Picture the scene. I’m at the local pool, in the fast lane even though I know that I have no right to be there after two weeks of culinary debauchery and enough alcohol in my body to pickle every organ, but I don’t feel too guilty because there’s some cheeky geriatric in there, too, and we’re eyeballing each other because even though she’s only slightly slower than me there’s an etiquette at the pool and that bitch knows it and should fucking keep to her side of the lane so that I can take over her if I can muster the required amount of speed.
Anyway, suddenly this Adonis enters the pool at the shallow end and the heart rate of every woman over-fifty increases dramatically. His appearance is like all our cougar prayers have been answered at once as his body glides into the water, he fixes his ‘I’m a bonafide swimmer’ cap in place and prepares to take off.

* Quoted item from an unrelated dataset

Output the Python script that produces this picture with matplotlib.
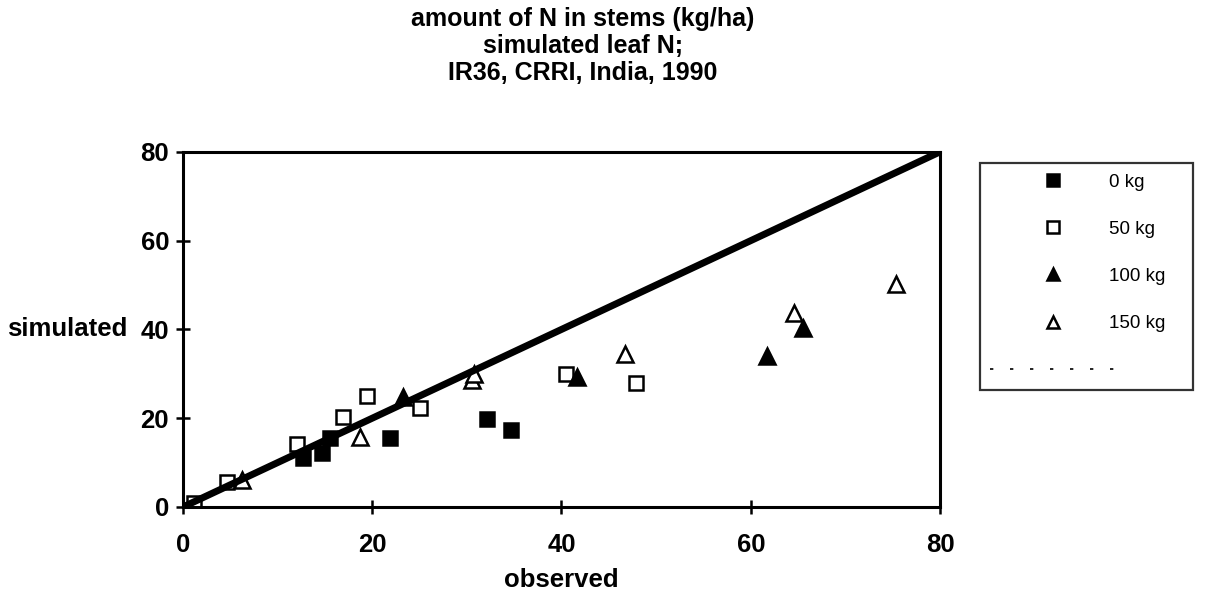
import matplotlib
matplotlib.use("Agg")
import matplotlib.pyplot as plt
from matplotlib.lines import Line2D

plt.rcParams['font.family'] = ['Liberation Sans', 'DejaVu Sans']

# ---- data ----
obs_0kg = [12.7, 14.7, 15.5, 21.9, 32.1, 34.7]
sim_0kg = [11.0, 12.1, 15.5, 15.5, 19.9, 17.3]

obs_50kg = [1.2, 4.6, 12.1, 16.9, 19.4, 25.0, 40.5, 47.9]
sim_50kg = [0.8, 5.6, 14.3, 20.2, 25.1, 22.4, 30.0, 28.0]

obs_100kg = [23.2, 41.6, 61.7, 65.5]
sim_100kg = [24.7, 29.2, 34.1, 40.4]

obs_150kg = [6.2, 18.7, 30.5, 30.8, 46.7, 64.6, 75.4]
sim_150kg = [6.0, 15.7, 28.5, 30.0, 34.5, 43.7, 50.2]

one_to_one = [0, 80]
ticks = [0, 20, 40, 60, 80]
series_labels = ['0 kg', '50 kg', '100 kg', '150 kg']
title_lines = ['amount of N in stems (kg/ha)', 'simulated leaf N;', 'IR36, CRRI, India, 1990']

fig = plt.figure(figsize=(12.07, 6.05), dpi=100)
ax = fig.add_axes([0.1516, 0.162, 0.6272, 0.587])

ms = 10.5
mew = 1.8
h0, = ax.plot(obs_0kg, sim_0kg, 's', ms=ms, mfc='black', mec='black', mew=mew, zorder=2)
h50, = ax.plot(obs_50kg, sim_50kg, 's', ms=ms, mfc='white', mec='black', mew=mew, zorder=2)
h100, = ax.plot(obs_100kg, sim_100kg, '^', ms=ms + 1, mfc='black', mec='black', mew=mew, zorder=2)
h150, = ax.plot(obs_150kg, sim_150kg, '^', ms=ms + 1, mfc='white', mec='black', mew=mew, zorder=2)
ax.plot(one_to_one, one_to_one, '-', color='black', lw=5, solid_capstyle='butt', zorder=3)

ax.set_xlim(0, 80)
ax.set_ylim(0, 80)
ax.set_xticks(ticks)
ax.set_yticks(ticks)
ax.set_xticklabels([str(t) for t in ticks], fontsize=18.5, fontweight='bold')
ax.set_yticklabels([str(t) for t in ticks], fontsize=18.5, fontweight='bold')
ax.tick_params(direction='inout', length=10, width=1.8, colors='black')
ax.tick_params(axis='x', pad=14)
ax.tick_params(axis='y', pad=5)
for s in ax.spines.values():
    s.set_linewidth(2.2)
    s.set_color('black')

ax.set_xlabel('observed', fontsize=18.5, fontweight='bold', labelpad=8)
ax.text(-0.073, 0.5, 'simulated', transform=ax.transAxes, fontsize=18.5,
        fontweight='bold', ha='right', va='center')

fig.text(0.483, 0.988, '\n'.join(title_lines), ha='center', va='top',
         fontsize=18, fontweight='bold', linespacing=1.16)

hline = Line2D([], [], color='black', lw=1.2, ls=(0, (2, 10)))
leg = fig.legend([h0, h50, h100, h150, hline], series_labels + [''],
                 loc='upper left', bbox_to_anchor=(0.812, 0.352, 0.1765, 0.378),
                 mode='expand', borderaxespad=0, fontsize=13.5,
                 handlelength=6.7, handletextpad=-0.35, borderpad=0.55,
                 labelspacing=1.6, fancybox=False, frameon=True,
                 markerscale=0.8)
leg.get_frame().set_edgecolor('black')
leg.get_frame().set_linewidth(1.6)

fig.savefig('out.png', dpi=100)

Back to the body, which is the body of Thor, and I’m sure that many among us in the water, transfixed by this rare beauty in our pool and with tongues hanging out, are all wondering if he has the hammer to match in those tight little white budgie smugglers that are the only fabric to cover a body as ripped as Channing Tatum’s. And he must be supremely confident, because who the fuck has the sheer impudence to wear white budgie-smugglers? and then further exerts his machismo by waving his muscled arms behind his head in a gesture of warming up and athleticism not usually demonstrated at our pool.

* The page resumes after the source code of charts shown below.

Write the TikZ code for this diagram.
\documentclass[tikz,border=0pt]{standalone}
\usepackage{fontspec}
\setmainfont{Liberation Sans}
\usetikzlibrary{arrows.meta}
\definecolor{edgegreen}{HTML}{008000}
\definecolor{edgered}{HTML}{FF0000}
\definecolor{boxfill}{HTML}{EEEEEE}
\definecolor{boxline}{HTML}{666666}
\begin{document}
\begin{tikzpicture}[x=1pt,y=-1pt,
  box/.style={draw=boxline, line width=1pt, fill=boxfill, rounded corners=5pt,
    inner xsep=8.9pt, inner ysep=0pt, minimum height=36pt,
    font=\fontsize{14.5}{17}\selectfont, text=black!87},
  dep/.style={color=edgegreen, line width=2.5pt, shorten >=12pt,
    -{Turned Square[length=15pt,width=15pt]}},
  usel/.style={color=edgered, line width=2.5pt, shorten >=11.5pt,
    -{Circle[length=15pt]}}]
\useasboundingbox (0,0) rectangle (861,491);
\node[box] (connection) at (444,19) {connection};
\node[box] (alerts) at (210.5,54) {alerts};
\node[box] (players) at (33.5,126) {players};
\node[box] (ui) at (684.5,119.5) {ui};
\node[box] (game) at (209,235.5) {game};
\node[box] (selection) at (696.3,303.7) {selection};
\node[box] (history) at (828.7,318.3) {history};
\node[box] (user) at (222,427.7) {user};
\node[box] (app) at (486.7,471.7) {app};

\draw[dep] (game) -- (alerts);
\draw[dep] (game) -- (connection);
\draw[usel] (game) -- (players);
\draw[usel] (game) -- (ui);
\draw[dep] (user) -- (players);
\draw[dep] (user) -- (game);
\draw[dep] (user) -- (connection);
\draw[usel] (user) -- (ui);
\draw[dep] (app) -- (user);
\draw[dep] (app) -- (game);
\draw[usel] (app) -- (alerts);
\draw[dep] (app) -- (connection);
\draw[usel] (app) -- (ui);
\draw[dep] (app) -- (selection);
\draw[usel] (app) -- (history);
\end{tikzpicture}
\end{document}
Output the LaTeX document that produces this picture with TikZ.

And as the sun shines off the water to highlight his perfect, glistening torso, we wait in silent anticipation, mixed with a tinge of sexually-heightened fear, as the only athlete among us adjusts his goggles one final time to show us what a real swimmer does,and takes off into the water in what can only be described as the most uncoordinated doggy paddle I’ve ever seen, finishing at the other end of the pool a panting disappointment.

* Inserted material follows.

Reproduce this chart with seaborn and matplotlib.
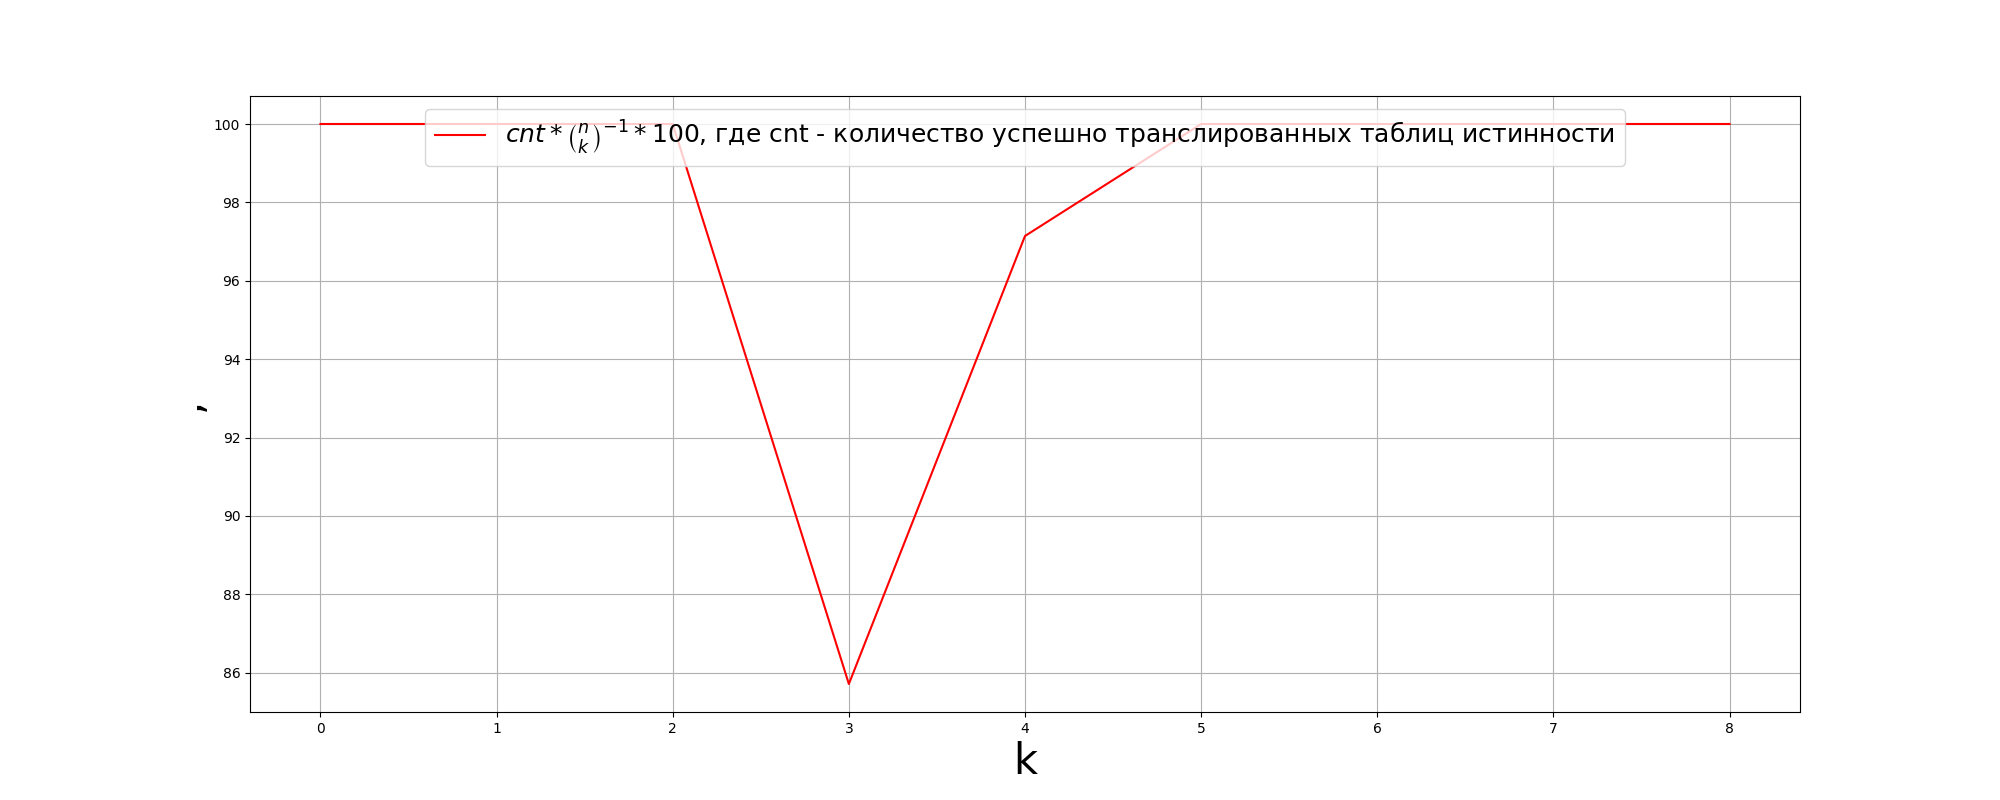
import matplotlib
matplotlib.use("Agg")
import matplotlib.pyplot as plt
import seaborn as sns
import pandas as pd

k_values = [0, 1, 2, 3, 4, 5, 6, 7, 8]
percent = [100.0, 100.0, 100.0, 85.714, 97.143, 100.0, 100.0, 100.0, 100.0]
legend_label = r"$cnt * \binom{n}{k}^{-1} * 100$, где cnt - количество успешно транслированных таблиц истинности"

df = pd.DataFrame({"k": k_values, "p": percent})

fig, ax = plt.subplots(figsize=(20, 8), dpi=100)
sns.lineplot(data=df, x="k", y="p", color="red", ax=ax, label=legend_label)
ax.grid(True)
ax.set_xlabel("k", fontsize=30)
ax.set_ylabel(",", fontsize=30)
ax.legend(loc="upper center", fontsize=18)
fig.savefig("out.png", dpi=100)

It was a harsh reminder never to judge a book by its cover.
Which is a behaviour we’re all guilty of sometimes, mainly because we’re human and because we get indoctrinated and brainwashed by the media and ignorance. And in the same way that I was oh-so guilty of several second looks, provoked by anxiety, at certain individuals on my plane the other day, after all the hype about terrorism and the terrible sadness that very same day after the latest plane crash, we need to close our minds to stereotyping and the panic it can create.
Just as my son has been unfairly judged when people see the slashes on his arms and the scars on his legs, and others are misjudged for their own marks of self-expression or pain, sometimes we need to stop and think and understand that life is rarely black and white and that there is more complexity than we realise. We need to recognise that perhaps the boy with the shaved head does so because he thinks it makes him look tougher, less vulnerable and less likely to be picked on by the bully who has probably dealt with other sorts of shit that have made him so insensitive to that boys needs. We need to understand that that same boy cannot leave the house at all sometimes due to the brutal constraints of anxiety.
Adonis may have been a disappointment to us middle-aged saddos in the pool, but luckily we recognised that his swimming technique is probably one tiny microscopic element of his persona that is forgivable.